SATIRE: Ask Woodbridge

“I have to confess this—anonymously, of course. I have a problem. It is so severe that I must ask for help. I have talked about it at length with family and friends, but I think I’m finally ready to ask your advice, Woodbridge. Hopefully you can help me. I’m ad-.”

– Wordy Williams

The awkward moment when you reach the character limit before you actually ask your question… Okay fine, that’s not what happened. I just got so sick of you droning on and on. I’m not offering advice if you can’t hold my interest for more than seven seconds.

– Woodbridge

“My girlfriend and I have been dating for almost six months. We bonded because we decided to stop smoking cigarettes at the same time. Cool, right? But lately, every night around 11:30 p.m. when she comes to bed, she always smells like Axe body spray and stale cotton candy. Now I’m usually in bed by 11 p.m., but I can smell those scents coming from a group of guys outside the window. What do you think is happening here? Is she cheating on me, on her attempts to quit smoking or both?”

– Smokeless in Seattle

I hate to be the bearer of bad news, but you might as well give up on that relationship. The good news is that your girlfriend has not gone back to cigarettes. The bad news is that it’s much worse. Your girlfriend is vaping. And it sounds like she’s doing it with freshmen. You should recognize the smell of a seventh grade locker room anywhere, and know that only freshmen boys would think it makes them more desirable to college-aged females.

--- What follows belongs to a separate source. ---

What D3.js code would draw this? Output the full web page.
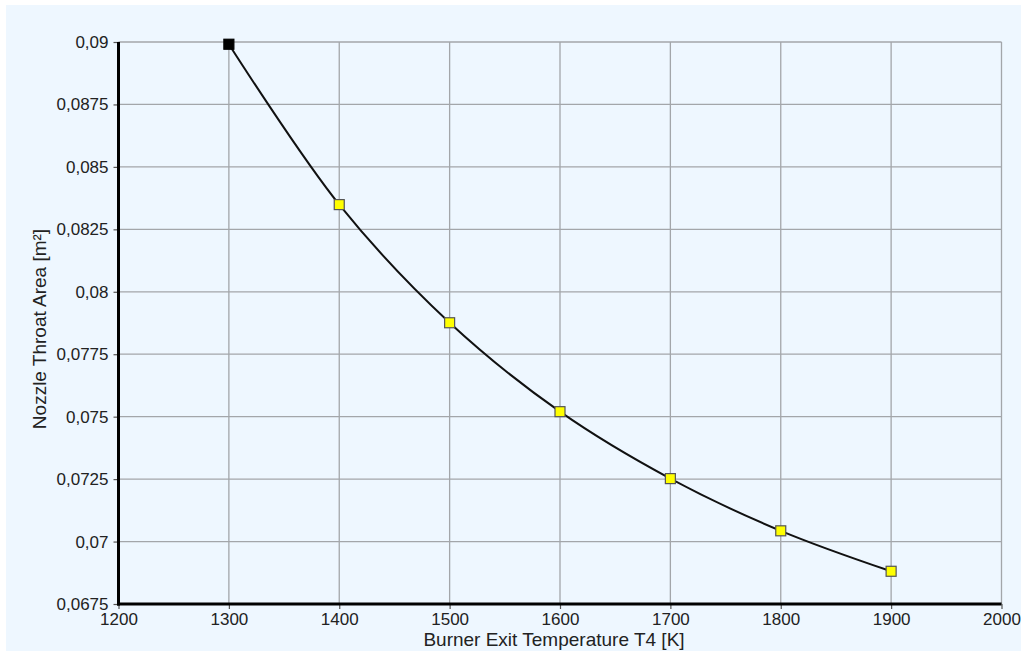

She’s not necessarily cheating on you, but she might as well be with how heinous the act is. Vaping is gross in general, but doing it behind your back then kissing you goodnight with that rancid fruity breath is crossing a line.

Now I know that this is not easy information to just accept, so I’ll give you a mission. Go grab yourself something to eat and make it back by 11 p.m. Walk the long way to your room past the odorous group and check around for your girlfriend. Tell her I said hello! Then dump her ass before she drags you into the abyss that is #VapeNation.